Mobileye and Zeekr plan to build an autonomous EV for Chinese consumers

Intel subsidiary Mobileye is partnering with Chinese automaker Zeekr to develop an all-electric autonomous vehicle for consumers. The vehicle will be sold in China starting in 2024 and eventually roll out to other markets, the companies said Tuesday without naming specific countries or a timeline.

The companies made the announcement Tuesday at the 2022 CES tech trade show in Las Vegas. Mobileye also announced separate deals with Ford and Volkswagen Group to use its mapping technology to support their respective advanced driving assistance systems.

The planned Zeekr autonomous vehicle will combine Mobileye’s chips with Zeekr parent company Geely Holdings’ electric vehicle architecture, which includes redundant braking, steering and power. The company didn’t show what that vehicle might look like (the main photo shown in this article is of the Zeekr 001 EV, which includes Mobileye tech).

The upcoming vehicle will have so-called Level 4, or L4, capabilities, a term that means it will be able to handle all aspects of driving for the human in certain conditions.
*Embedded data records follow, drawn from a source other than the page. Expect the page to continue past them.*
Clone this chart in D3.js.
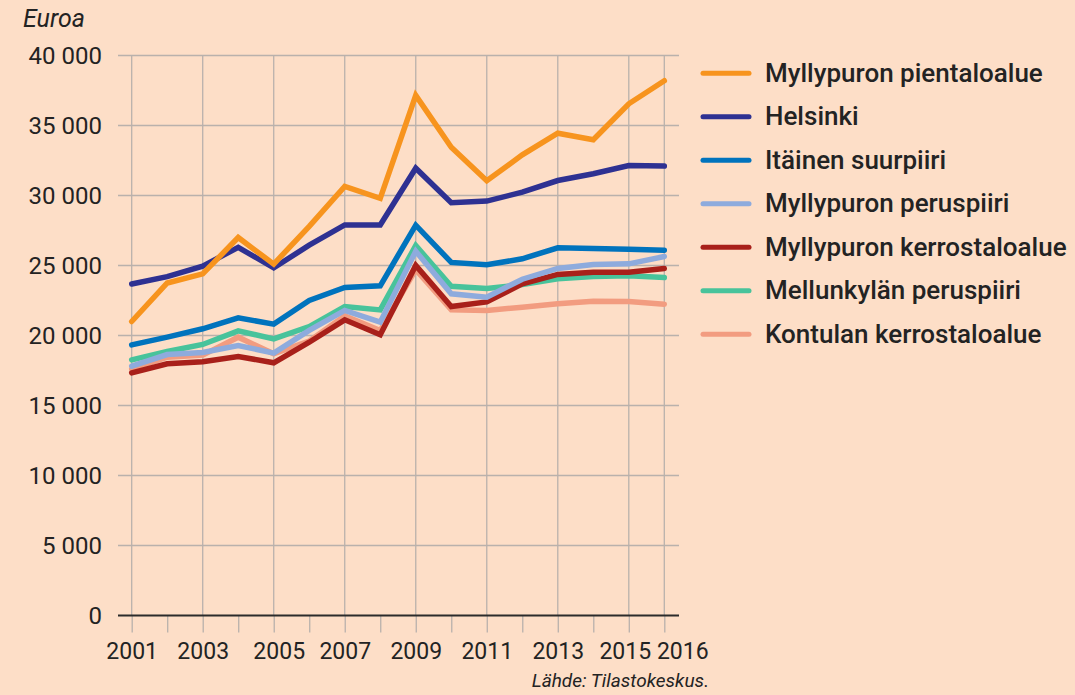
<!DOCTYPE html>
<html>
<head>
<meta charset="utf-8">
<script src="https://cdn.jsdelivr.net/npm/d3@7/dist/d3.min.js"></script>
<style>
  html, body { margin: 0; padding: 0; background: #FDDEC7; }
  svg { display: block; }
  text { font-family: Roboto, "Liberation Sans", sans-serif; fill: #232323; }
</style>
</head>
<body>
<svg id="chart" width="1075" height="695"></svg>
<script>
// ---- Data ----
const years = [2001, 2002, 2003, 2004, 2005, 2006, 2007, 2008, 2009, 2010, 2011, 2012, 2013, 2014, 2015, 2016];
const labeledYears = [2001, 2003, 2005, 2007, 2009, 2011, 2013, 2015, 2016];
const yTicks = [0, 5000, 10000, 15000, 20000, 25000, 30000, 35000, 40000];

const seriesNames = [
  "Myllypuron pientaloalue",
  "Helsinki",
  "Itäinen suurpiiri",
  "Myllypuron peruspiiri",
  "Myllypuron kerrostaloalue",
  "Mellunkylän peruspiiri",
  "Kontulan kerrostaloalue"
];
const myllypuronPientaloalue = [21000, 23750, 24400, 27000, 25100, 27800, 30650, 29800, 37150, 33450, 31050, 32900, 34450, 33980, 36550, 38200];
const helsinki = [23680, 24200, 24950, 26300, 24830, 26450, 27900, 27900, 31950, 29480, 29600, 30240, 31070, 31550, 32140, 32100];
const itainenSuurpiiri = [19330, 19880, 20480, 21260, 20810, 22500, 23430, 23550, 27880, 25220, 25050, 25480, 26260, 26210, 26160, 26090];
const myllypuronPeruspiiri = [17810, 18640, 18790, 19290, 18740, 20360, 21790, 20950, 26020, 22980, 22740, 24020, 24790, 25070, 25120, 25640];
const myllypuronKerrostaloalue = [17330, 17980, 18120, 18500, 18050, 19520, 21120, 20050, 25000, 22070, 22400, 23690, 24360, 24520, 24520, 24790];
const mellunkylanPeruspiiri = [18260, 18860, 19360, 20330, 19760, 20640, 22070, 21830, 26430, 23510, 23360, 23640, 24050, 24210, 24260, 24140];
const kontulanKerrostaloalue = [17600, 18450, 18600, 19880, 18700, 19600, 21400, 20350, 24700, 21830, 21790, 22020, 22260, 22450, 22430, 22240];
const seriesValues = [myllypuronPientaloalue, helsinki, itainenSuurpiiri, myllypuronPeruspiiri, myllypuronKerrostaloalue, mellunkylanPeruspiiri, kontulanKerrostaloalue];
const seriesColors = ["#F7941E", "#2E3192", "#0073BD", "#8EABDD", "#A8201A", "#48C39B", "#F29C80"];

// ---- Layout ----
const svg = d3.select("#chart");
svg.append("rect").attr("width", 1075).attr("height", 695).attr("fill", "#FDDEC7");

const x = d3.scaleLinear().domain([2001, 2016]).range([131.7, 664.3]);
const y = d3.scaleLinear().domain([0, 40000]).range([615.5, 55.5]);
const gridLeft = 118, gridRight = 679;
const gridColor = "#B9B1AC";

// horizontal gridlines
svg.append("g").selectAll("line").data(yTicks.filter(d => d > 0)).join("line")
  .attr("x1", gridLeft).attr("x2", gridRight)
  .attr("y1", d => y(d)).attr("y2", d => y(d))
  .attr("stroke", gridColor).attr("stroke-width", 1.3);

// vertical gridlines
svg.append("g").selectAll("line").data(labeledYears).join("line")
  .attr("x1", d => x(d)).attr("x2", d => x(d))
  .attr("y1", y(40000)).attr("y2", y(0))
  .attr("stroke", gridColor).attr("stroke-width", 1.3);

// y axis labels
const fmt = d3.formatLocale({ thousands: " ", grouping: [3], decimal: ",", currency: ["", "€"] }).format(",d");
const yAxis = svg.append("g").attr("transform", `translate(${gridLeft},0)`)
  .call(d3.axisLeft(y).tickValues(yTicks).tickSize(0).tickPadding(16).tickFormat(fmt));
yAxis.select(".domain").remove();
yAxis.selectAll("text").attr("font-size", 24).attr("fill", "#232323")
  .style("font-family", "Roboto, sans-serif");

// x axis
const labelOffset = { 2005: 5, 2015: -4, 2016: 18 };
const xAxis = svg.append("g").attr("transform", `translate(0,${y(0)})`)
  .call(d3.axisBottom(x).tickValues(years).tickSize(17).tickPadding(10)
    .tickFormat(d => labeledYears.includes(d) ? String(d) : ""));
xAxis.select(".domain").remove();
xAxis.selectAll(".tick line").attr("stroke", gridColor).attr("stroke-width", 1.3);
xAxis.selectAll(".tick text").attr("font-size", 23).attr("fill", "#232323")
  .style("font-family", "Roboto, sans-serif")
  .attr("x", d => labelOffset[d] || 0);

// zero line
svg.append("line").attr("x1", gridLeft).attr("x2", gridRight)
  .attr("y1", y(0)).attr("y2", y(0))
  .attr("stroke", "#2B2B2B").attr("stroke-width", 2);

// lines (draw last legend item first so first legend item is on top)
const line = d3.line().x((d, i) => x(years[i])).y(d => y(d));
const order = d3.range(seriesNames.length).reverse();
svg.append("g").selectAll("path").data(order).join("path")
  .attr("d", i => line(seriesValues[i]))
  .attr("fill", "none")
  .attr("stroke", i => seriesColors[i])
  .attr("stroke-width", 5.5)
  .attr("stroke-linejoin", "miter")
  .attr("stroke-linecap", "round");

// legend
const legend = svg.append("g").selectAll("g").data(seriesNames).join("g")
  .attr("transform", (d, i) => `translate(0,${73.3 + i * 43.5})`);
legend.append("line").attr("x1", 703).attr("x2", 749).attr("y1", 0).attr("y2", 0)
  .attr("stroke", (d, i) => seriesColors[i]).attr("stroke-width", 5).attr("stroke-linecap", "round");
legend.append("text").attr("x", 765).attr("y", 8.5)
  .attr("font-size", 26).attr("font-weight", 500).text(d => d);

// axis title and source
svg.append("text").attr("x", 23).attr("y", 27).attr("font-size", 25)
  .attr("font-style", "italic").text("Euroa");
svg.append("text").attr("x", 709).attr("y", 687).attr("text-anchor", "end")
  .attr("font-size", 19).attr("font-style", "italic").text("Lähde: Tilastokeskus.");
</script>
</body>
</html>
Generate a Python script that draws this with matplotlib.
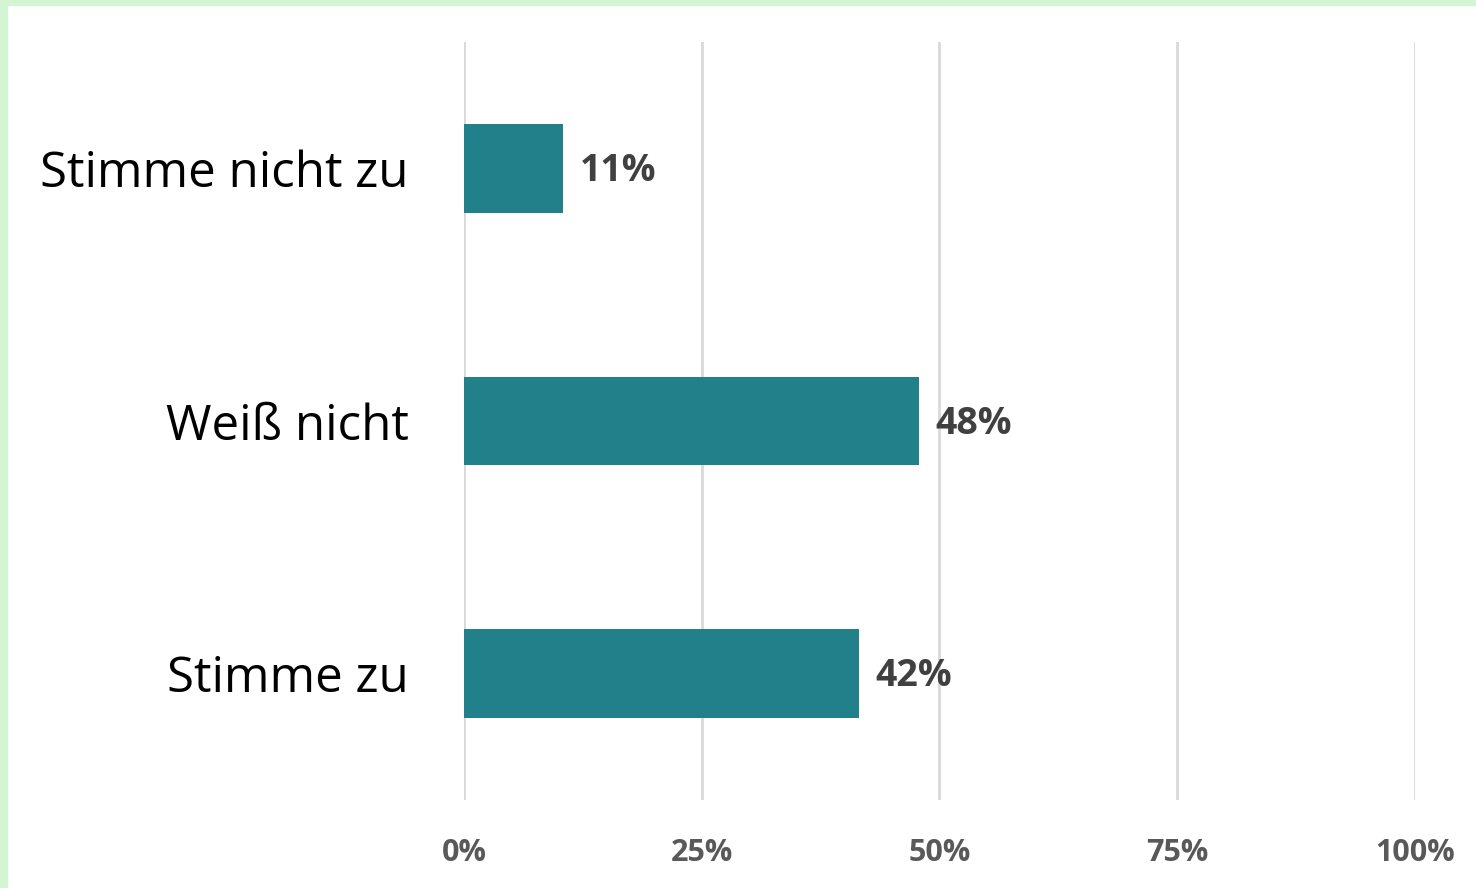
import matplotlib
matplotlib.use("Agg")
import matplotlib.pyplot as plt
from matplotlib.patches import Rectangle

categories = ["Stimme nicht zu", "Weiß nicht", "Stimme zu"]
values = [10.4, 47.8, 41.5]
labels = ["11%", "48%", "42%"]
ticks = [0, 25, 50, 75, 100]
tick_labels = ["0%", "25%", "50%", "75%", "100%"]

plt.rcParams['font.family'] = ['Open Sans', 'DejaVu Sans']

fig = plt.figure(figsize=(14.76, 8.88), dpi=100)
ax = fig.add_axes([464/1476, 1-800/888, (1415-464)/1476, (800-42)/888])

ypos = range(len(categories))
ax.barh(ypos, values, height=0.35, color="#22808a", zorder=3)
for y, v, lab in zip(ypos, values, labels):
    ax.text(v + 1.8, y + 0.01, lab, va="center", ha="left", fontsize=27,
            fontweight="bold", color="#404040")

ax.set_xlim(0, 100)
ax.set_ylim(2.5, -0.5)
ax.set_xticks(ticks)
ax.set_xticklabels(tick_labels, fontsize=22, fontweight="bold", color="#595959")
ax.set_yticks(list(ypos))
ax.set_yticklabels(categories, fontsize=35.5, color="#000000")
ax.tick_params(axis="x", length=0, pad=27)
ax.tick_params(axis="y", length=0, pad=40)
ax.grid(axis="x", color="#d9d9d9", linewidth=2, zorder=0)
for s in ax.spines.values():
    s.set_visible(False)

# light green frame at top and left
fig.patches.append(Rectangle((0, 1-5/888), 1, 5/888, transform=fig.transFigure,
                             color="#d3f5d3", zorder=10))
fig.patches.append(Rectangle((0, 0), 7/1476, 1, transform=fig.transFigure,
                             color="#d3f5d3", zorder=10))

fig.savefig("out.png", dpi=100)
This might mean the technology will only work on certain roadways or urban centers or when weather conditions are ideal.

The Mobileye tech will include six of its EyeQ5, or fifth generation, system on chips, which will be used to process incoming data from sensors as well as incorporate the company’s branded “Road Experience Map” mapping technology and Responsibility-Sensitive Safety (RSS)-based driving policy.

Mobileye also announced that it is scaling up research and development efforts in China with plans to open a local data center and boost with workforce there.

The Mobileye-Zeekr news comes less than a month since Waymo, Alphabet’s autonomous driving technology arm, announced it was partnering with Chinese automaker Geely to build an all-electric, self-driving ride-hailing vehicle. The companies said they would integrate Waymo’s AV system into Geely’s Zeekr vehicles for use in U.S. markets “in the years to come.”

Mobileye, best known for its chips that support advanced driver assistance systems, has also been developing automated vehicle technology for several years. Its full self-driving stack — which includes redundant sensing subsystems based on camera, radar and lidar technology — is combined with its REM mapping system and RSS driving policy.

Mobileye’s REM mapping system crowdsources data by tapping into consumer and fleet vehicles equipped with its system on chip to build high-definition maps that can be used to support ADAS and autonomous driving systems. That data is not video or images but compressed text that collects about 10 kilobits per kilometer. The mapping technology is accessed via the cloud to provide, in real time, up-to-date information on the drivable paths ahead.

Mobileye already has agreements with BMW, Nissan and Volkswagen to collect that data on vehicles equipped with the EyeQ4 chip — the most recent chip equipped in vehicles — which is used to power the advanced driver assistance system. On fleet vehicles, Mobileye collects data from an aftermarket product it sells to commercial operators. Today, it has over 1 million vehicles harvesting REM data — now up to over 25 million kilometers per day. Mobileye has used all of this crowdsourced, anonymized information to create a database of precise, high-definition maps that it has branded Mobileye Roadbook.

Mobileye is now expanding its relationship with Volkswagen Group to take the map data that is being collected and apply it to the automaker’s Travel Assist 2.5 driver assistance system. The expanded partnership was also announced at CES.

Under the agreement, Mobileye’s Roadbook will be used to increase the functionality of VW’s ADAS. For instance, where available, lane-keeping assistance will be provided in many areas without visible lane markings, according to Mobileye.

The companies said Tuesday that Roadbook-enhanced Travel Assist features will be available soon in Volkswagen, Škoda and Seat electric vehicle models based on Volkswagen’s MEB platform.

Mobileye also announced Tuesday that Ford will begin using Mobileye’s REM mapping technology in future versions of Ford’s hands-free advanced driver assistance system called BlueCruise. The companies did not share a timeline for when the mapping tech would be integrated into Ford’s ADAS system.